Good question, because what these homeowners’ lawyers found was that in many cases the “chain of title” was broken. What does this mean? The actual IOU of a mortgage loan is the note. A note can be sold or transferred an unlimited number of times, but the physical document has to be physically signed over to the next holder. All of the signatures are what’s called the “chain of title.” If these signatures are skipped, then the chain of title is broken, and legally, the note is no longer valid. And so, legally, the homeowner no longer owes the loan.

A Higher Mortgage Delinquency Rate

Now, we’re not naive enough to believe that the government, bought and sold by the banks, is going to allow people to simply walk on the loans. Complete chaos would ensue. But, the confusion over the nation’s foreclosure process, and the temporary halting of all foreclosures by big banks such as Bank of America, will have a consequence.

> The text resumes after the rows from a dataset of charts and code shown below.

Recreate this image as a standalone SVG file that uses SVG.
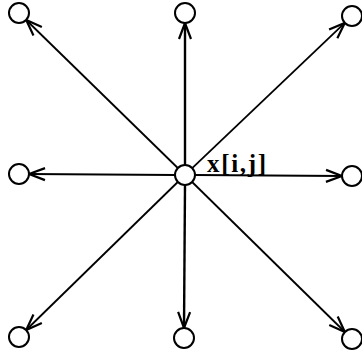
<svg xmlns="http://www.w3.org/2000/svg" width="362" height="354" viewBox="0 0 362 354">
<style>
.node{fill:#fff;stroke:#000;stroke-width:2}
.edge{stroke:#000;stroke-width:1.8;fill:none;marker-end:url(#arr)}
.lbl{font-family:"Liberation Serif",serif;font-weight:bold;font-size:25px;fill:#000}
</style>
<defs>
<marker id="arr" markerUnits="userSpaceOnUse" markerWidth="22" markerHeight="16" viewBox="-18 -8 20 16" refX="0" refY="0" orient="auto">
<path d="M-16,-6 L0,0 L-16,6" fill="none" stroke="#000" stroke-width="2.2"/>
</marker>
</defs>
<g id="connectors">
<line class="edge" x1="177.8" y1="168" x2="26.2" y2="20"/>
<line class="edge" x1="185" y1="165" x2="185" y2="23" style="stroke-width:2.4"/>
<line class="edge" x1="192.2" y1="168.1" x2="344.8" y2="22.9"/>
<line class="edge" x1="175" y1="175" x2="29" y2="174"/>
<line class="edge" x1="195" y1="175" x2="342" y2="176"/>
<line class="edge" x1="177.8" y1="182" x2="26.2" y2="330"/>
<line class="edge" x1="185" y1="185" x2="184" y2="328" style="stroke-width:2.4"/>
<line class="edge" x1="192.1" y1="182" x2="344.9" y2="332"/>
</g>
<g id="n-center"><circle class="node" cx="185" cy="175" r="10"/><text class="lbl" x="207" y="172" textLength="59" lengthAdjust="spacing">x[i,j]</text></g>
<g id="n-tl"><circle class="node" cx="19" cy="13" r="10"/></g>
<g id="n-tc"><circle class="node" cx="185" cy="13" r="10"/></g>
<g id="n-tr"><circle class="node" cx="352" cy="16" r="10"/></g>
<g id="n-ml"><circle class="node" cx="19" cy="174" r="10"/></g>
<g id="n-mr"><circle class="node" cx="352" cy="176" r="10"/></g>
<g id="n-bl"><circle class="node" cx="19" cy="337" r="10"/></g>
<g id="n-bc"><circle class="node" cx="184" cy="338" r="10"/></g>
<g id="n-br"><circle class="node" cx="352" cy="339" r="10"/></g>
</svg>
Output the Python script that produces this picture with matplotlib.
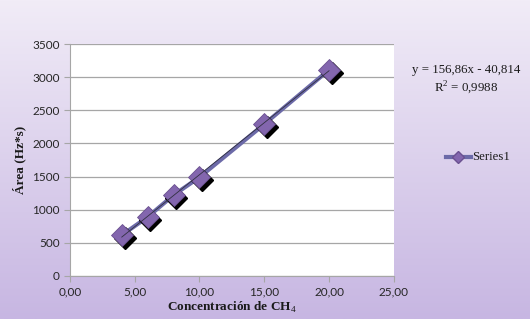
import numpy as np
import matplotlib
matplotlib.use("Agg")
import matplotlib.pyplot as plt
import matplotlib.transforms as mtransforms
from matplotlib.colors import LinearSegmentedColormap

# data
conc = [4.0, 6.0, 8.0, 10.0, 15.0, 20.0]
area = [615, 890, 1220, 1490, 2290, 3110]
slope = 156.86
intercept = -40.814
r2_text = "R$^2$ = 0,9988"
eq_text = "y = 156,86x - 40,814"
x_ticks = [0, 5, 10, 15, 20, 25]
x_labels = ["0,00", "5,00", "10,00", "15,00", "20,00", "25,00"]
y_ticks = [0, 500, 1000, 1500, 2000, 2500, 3000, 3500]

serif = ["Liberation Serif", "DejaVu Serif"]
sans = ["Lato", "DejaVu Sans"]
plt.rcParams["mathtext.fontset"] = "custom"
plt.rcParams["mathtext.rm"] = "Liberation Serif"

fig = plt.figure(figsize=(5.3, 3.19), dpi=100)

# gradient background
bg = fig.add_axes([0, 0, 1, 1], zorder=-10)
cmap = LinearSegmentedColormap.from_list("bg", ["#f1ecf7", "#c7b6e2"])
bg.imshow(np.linspace(0, 1, 256).reshape(-1, 1), aspect="auto", cmap=cmap,
          extent=[0, 1, 0, 1], origin="upper")
bg.set_axis_off()

ax = fig.add_axes([0.132, 0.135, 0.611, 0.727])
ax.set_facecolor("white")
ax.set_xlim(0, 25)
ax.set_ylim(0, 3500)
ax.set_xticks(x_ticks)
ax.set_xticklabels(x_labels)
ax.set_yticks(y_ticks)
ax.grid(axis="y", color="#a6a6a6", linewidth=0.9)
ax.set_axisbelow(True)
for side in ["top", "right"]:
    ax.spines[side].set_visible(False)
for side in ["left", "bottom"]:
    ax.spines[side].set_color("#a6a6a6")
ax.tick_params(colors="#a6a6a6", labelcolor="#262626", length=4,
               direction="out", labelsize=8.5)
for lab in ax.get_xticklabels() + ax.get_yticklabels():
    lab.set_family(sans)

# series line
ax.plot(conc, area, color="#6c6aa8", linewidth=3, zorder=2, solid_capstyle="round")

# marker shadows
shadow = mtransforms.offset_copy(ax.transData, fig=fig, x=2.0, y=-2.0, units="points")
ax.plot(conc, area, linestyle="none", marker="D", markersize=11,
        color="black", transform=shadow, zorder=3)
ax.plot(conc, area, linestyle="none", marker="D", markersize=11,
        markerfacecolor="#8366ae", markeredgecolor="#6a5090",
        markeredgewidth=0.6, zorder=4)

# trendline
tx = np.array([conc[0], conc[-1]])
ax.plot(tx, slope * tx + intercept, color="#303040", linewidth=0.6, zorder=5)

ax.set_xlabel("Concentración de CH$_4$", family=serif, fontweight="bold",
              fontsize=9.5, color="#1a1a1a", labelpad=2)
ax.set_ylabel("Área (Hz*s)", family=serif, fontweight="bold",
              fontsize=9.5, color="#1a1a1a", labelpad=4)

fig.text(0.88, 0.78, eq_text, family=serif, fontsize=9.3, ha="center",
         va="center", color="#1a1a1a")
fig.text(0.88, 0.727, r2_text, family=serif, fontsize=9.3, ha="center",
         va="center", color="#1a1a1a")

# legend
lx = [0.842, 0.888]
fig.add_artist(plt.Line2D(lx, [0.508, 0.508], color="#6c6aa8", linewidth=3))
fig.add_artist(plt.Line2D([sum(lx) / 2], [0.508], marker="D", markersize=6,
                          markerfacecolor="#8366ae", markeredgecolor="#6a5090"))
fig.text(0.89, 0.508, "Series1", family=serif, fontsize=9.3, va="center",
         color="#1a1a1a")

fig.savefig("out.png", dpi=100)
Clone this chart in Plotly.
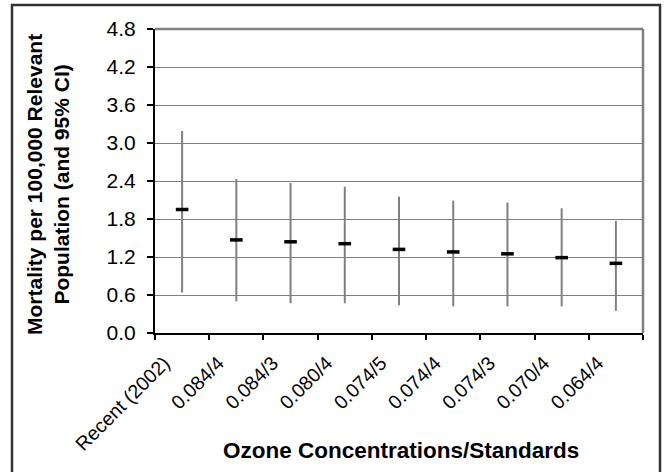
import plotly.graph_objects as go

categories = ["Recent (2002)", "0.084/4", "0.084/3", "0.080/4", "0.074/5",
              "0.074/4", "0.074/3", "0.070/4", "0.064/4"]
mean_vals = [1.95, 1.47, 1.44, 1.41, 1.32, 1.28, 1.25, 1.19, 1.10]
upper_ci = [3.19, 2.43, 2.37, 2.31, 2.15, 2.09, 2.06, 1.97, 1.77]
lower_ci = [0.64, 0.50, 0.47, 0.47, 0.44, 0.42, 0.42, 0.42, 0.35]

err_plus = [u - m for u, m in zip(upper_ci, mean_vals)]
err_minus = [m - l for m, l in zip(mean_vals, lower_ci)]

FONT = "Liberation Sans, Arial, sans-serif"

fig = go.Figure()
fig.add_trace(go.Scatter(
    x=categories, y=mean_vals, mode="markers",
    marker=dict(symbol="line-ew", size=9, color="black",
                line=dict(color="black", width=3.5)),
    error_y=dict(type="data", symmetric=False, array=err_plus,
                 arrayminus=err_minus, width=0, color="#808080", thickness=2),
    showlegend=False, hoverinfo="skip",
))

fig.update_layout(
    width=665, height=472,
    margin=dict(l=155, r=22, t=29, b=139),
    paper_bgcolor="white", plot_bgcolor="white",
    font=dict(family=FONT, color="black", size=16),
    xaxis=dict(
        type="category", tickson="boundaries", ticks="outside", ticklen=5,
        tickcolor="black", tickwidth=2, tickangle=-45, showgrid=False,
        showline=True, linecolor="black", linewidth=2,
        tickfont=dict(size=19.5, family=FONT, color="black"),
        ticklabelshift=-18, ticklabelstandoff=9,
        range=[-0.5, len(categories) - 0.5],
    ),
    yaxis=dict(
        range=[0, 4.8], tickmode="linear", tick0=0, dtick=0.6, tickformat=".1f",
        ticks="outside", ticklen=6, tickcolor="black", tickwidth=2,
        showgrid=True, gridcolor="rgb(128,128,128)", gridwidth=1.2,
        showline=True, linecolor="black", linewidth=2, zeroline=False,
        tickfont=dict(size=21, family=FONT, color="black"),
        ticklabelstandoff=7,
    ),
    shapes=[
        dict(type="line", xref="paper", yref="paper", x0=1, x1=1, y0=0, y1=1,
             line=dict(color="#808080", width=2.5)),
        dict(type="line", xref="paper", yref="paper", x0=0, x1=1, y0=1, y1=1,
             line=dict(color="#808080", width=2.5)),
        dict(type="rect", xref="paper", yref="paper", layer="below",
             fillcolor="rgba(0,0,0,0)",
             x0=(12 - 155) / 488, x1=(660 - 155) / 488,
             y0=(333 - 480) / 304, y1=(333 - 5) / 304,
             line=dict(color="#333333", width=2.5)),
    ],
    annotations=[
        dict(text="<b>Ozone Concentrations/Standards</b>", xref="paper", yref="paper",
             x=(401 - 155) / 488, y=(333 - 450) / 304, xanchor="center", yanchor="middle",
             showarrow=False, font=dict(size=22.5, family=FONT, color="black")),
        dict(text="<b>Mortality per 100,000 Relevant<br>Population (and 95% CI)</b>",
             xref="paper", yref="paper", x=(48 - 155) / 488, y=(333 - 185) / 304,
             xanchor="center", yanchor="middle", textangle=-90,
             showarrow=False, font=dict(size=21, family=FONT, color="black")),
    ],
)

fig.write_html("out.html", config={"displayModeBar": False},
               post_script="document.body.style.margin='0';document.body.style.padding='0';")
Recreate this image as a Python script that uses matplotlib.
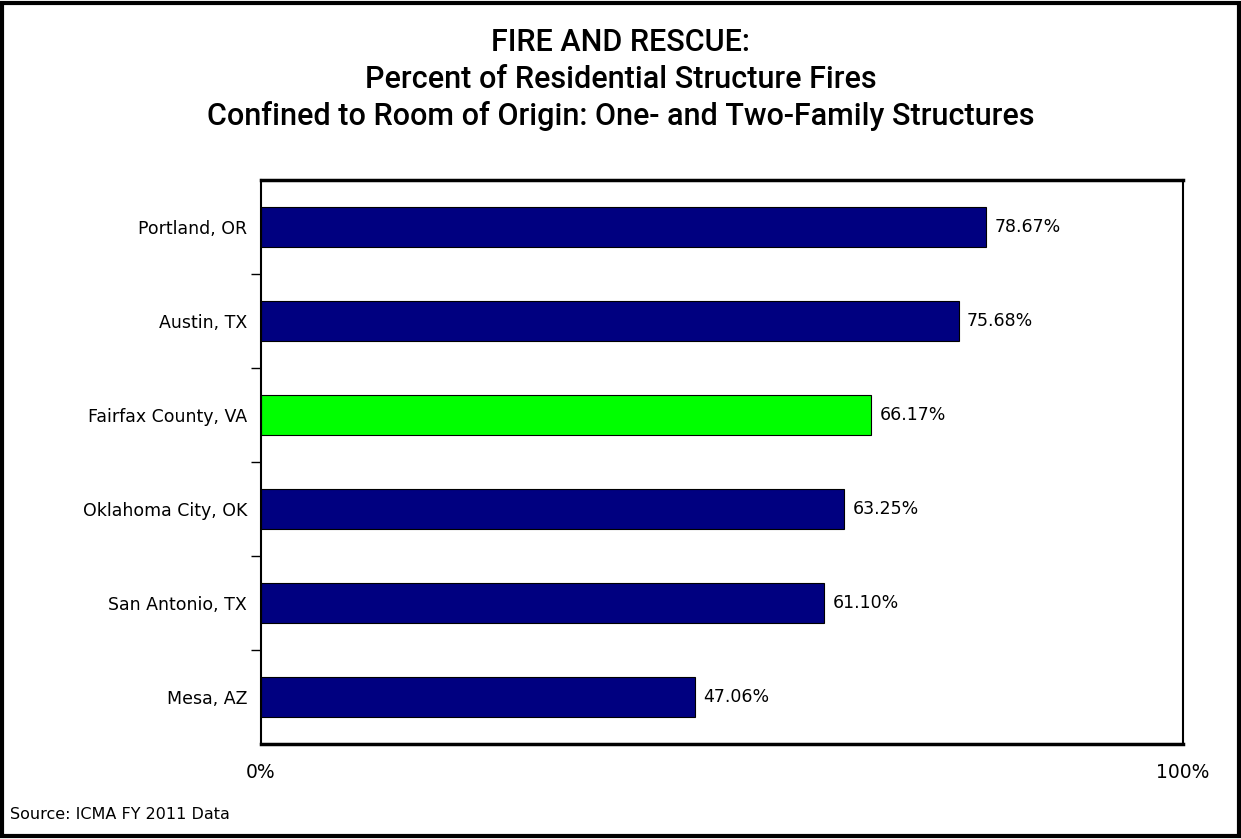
import matplotlib
matplotlib.use('Agg')
import matplotlib.pyplot as plt
from matplotlib.patches import Rectangle

# データ
cities = ['Portland, OR', 'Austin, TX', 'Fairfax County, VA',
          'Oklahoma City, OK', 'San Antonio, TX', 'Mesa, AZ']
values = [78.67, 75.68, 66.17, 63.25, 61.10, 47.06]
colors = ['#000080', '#000080', '#00FF00', '#000080', '#000080', '#000080']
xtick_vals = [0, 100]
xtick_labels = ['0%', '100%']

plt.rcParams['font.family'] = ['DejaVu Sans']

fig = plt.figure(figsize=(12.41, 8.39), dpi=100)
ax = fig.add_axes([0.2103, 0.1132, 0.7430, 0.6723])

ypos = list(range(len(cities)))
ax.barh(ypos, values, height=0.42, color=colors, edgecolor='black', linewidth=0.8)
for y, v in zip(ypos, values):
    ax.text(v + 0.9, y, '%.2f%%' % v, va='center', ha='left', fontsize=12.5)

ax.set_ylim(len(cities) - 0.5, -0.5)
ax.set_xlim(0, 100)
ax.set_yticks(ypos)
ax.set_yticklabels(cities, fontsize=12.5)
ax.tick_params(axis='y', length=0, pad=10)
# 区切り目盛り
ax.set_yticks([i + 0.5 for i in range(len(cities) - 1)], minor=True)
ax.tick_params(axis='y', which='minor', length=7, width=1, direction='out')
ax.set_xticks(xtick_vals)
ax.set_xticklabels(xtick_labels, fontsize=13.5)
ax.tick_params(axis='x', length=0, pad=14)
for s in ax.spines.values():
    s.set_linewidth(1.5)
ax.spines['top'].set_linewidth(2.5)
ax.spines['bottom'].set_linewidth(2.5)

tfont = dict(family=['Roboto', 'DejaVu Sans'], weight='medium', fontsize=22,
             ha='center', va='center')
fig.text(0.5, 0.949, 'FIRE AND RESCUE:', **tfont)
fig.text(0.5, 0.905, 'Percent of Residential Structure Fires', **tfont)
fig.text(0.5, 0.862, 'Confined to Room of Origin: One- and Two-Family Structures', **tfont)
fig.text(0.008, 0.029, 'Source: ICMA FY 2011 Data', ha='left', va='center', fontsize=11.5)

# 外枠
fig.patches.append(Rectangle((0.002, 0.003), 0.996, 0.994, transform=fig.transFigure,
                             fill=False, edgecolor='black', linewidth=3))

fig.savefig('out.png', dpi=100)
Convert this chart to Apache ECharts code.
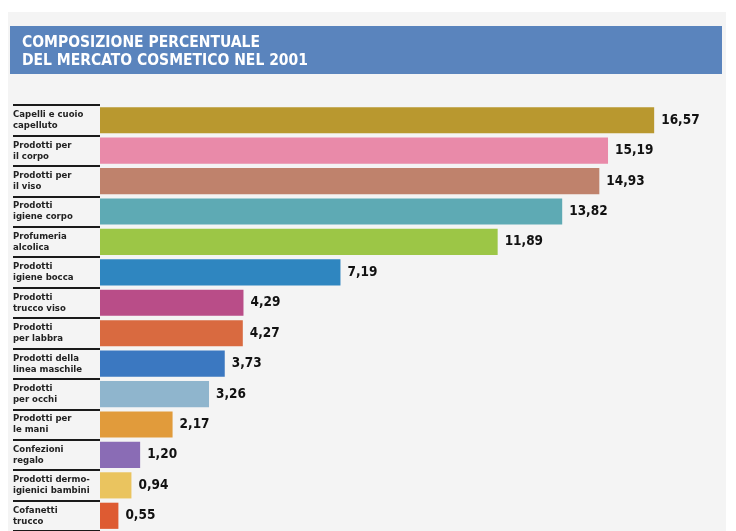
<!DOCTYPE html>
<html><head><meta charset="utf-8">
<script src="https://cdn.jsdelivr.net/npm/echarts@6/dist/echarts.min.js"></script>
<style>html,body{margin:0;padding:0;background:#fff}#c{width:736px;height:531px}</style>
</head><body><div id="c"></div>
<script>
var categories = [
  "Capelli e cuoio\ncapelluto",
  "Prodotti per\nil corpo",
  "Prodotti per\nil viso",
  "Prodotti\nigiene corpo",
  "Profumeria\nalcolica",
  "Prodotti\nigiene bocca",
  "Prodotti\ntrucco viso",
  "Prodotti\nper labbra",
  "Prodotti della\nlinea maschile",
  "Prodotti\nper occhi",
  "Prodotti per\nle mani",
  "Confezioni\nregalo",
  "Prodotti dermo-\nigienici bambini",
  "Cofanetti\ntrucco"
];
var values = [16.57, 15.19, 14.93, 13.82, 11.89, 7.19, 4.29, 4.27, 3.73, 3.26, 2.17, 1.20, 0.94, 0.55];
var colors = ["#b9982f","#e98aa9","#bf826c","#5eaab4","#9cc646","#2f86c0","#b94d88","#d96a40","#3b78c1","#8fb5cd","#e19b3b","#8a6cb5","#eac45f","#de5b32"];
var titleText = "COMPOSIZIONE PERCENTUALE\nDEL MERCATO COSMETICO NEL 2001";

var font = "'DejaVu Sans Condensed','Liberation Sans Narrow','Open Sans',sans-serif";
var chart = echarts.init(document.getElementById('c'));
chart.setOption({
  backgroundColor: '#ffffff',
  animation: false,
  graphic: [
    {type:'rect', shape:{x:8,y:12,width:718,height:530}, style:{fill:'#f4f4f4'}, z:-10},
    {type:'rect', shape:{x:10,y:26,width:712,height:48}, style:{fill:'#5a84bd'}, z:-5}
  ],
  title: {
    text: titleText, left: 17, top: 29,
    textStyle: {color:'#ffffff', fontSize:15.5, fontWeight:'bold', fontFamily:font, lineHeight:18}
  },
  grid: {left:100, right:34, top:105, height:430, containLabel:false},
  xAxis: {type:'value', min:0, max:18, show:false},
  yAxis: {
    type:'category', data:categories, inverse:true,
    axisLine:{show:false},
    axisTick:{show:true, length:87, lineStyle:{color:'#1a1a1a', width:2}},
    axisLabel:{align:'left', margin:87, color:'#222', fontSize:9.5, fontWeight:'bold', fontFamily:font, lineHeight:11}
  },
  series: [{
    type:'bar', data:values, barCategoryGap:'14%',
    itemStyle:{color:function(p){return colors[p.dataIndex];}},
    label:{show:true, position:'right', distance:7, color:'#111', fontSize:13.5, fontWeight:'bold', fontFamily:font,
      formatter:function(p){return p.value.toFixed(2).replace('.',',');}}
  }]
});
</script></body></html>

Homeowners on the edge, who have already missed a payment, or have struggled to make their mortgage payments, will look at this mess and think, “Hmmm…it’s safe to miss a few payments while this is going on. I’ll worry about them later.” Since virtually no one can get any kind of loan these days, it’s a way for a homeowner in trouble to get a loan for a few months.

And don’t discount the ability of the media to ask the question, day in and day out, “Will homeowners be able to walk away from their mortgages?” They’ll trot out legal experts on both sides, leaving homeowners not only confused, but leaving a great many actually believing they can walk. It’s easy to believe when you are desperate, trying to put food on the table.

Our prediction is that the next few months will see the already staggering number of delinquent mortgages rise even further, and at a more rapid rate than expected.

Eventually, as go the Banks…

A higher mortgage delinquency rate means a less revenue for the banks. And this comes at a time when the banks will be spending untold sums trying to reestablish the chain of title on the notes, which will be a legal nightmare. This will put the underperforming banking stocks further underwater. And with no leadership from the banking sector, along with the failed recovery, the entire stock market will suffer.

No, don’t believe the subprime crisis is over. We’re just in the second act.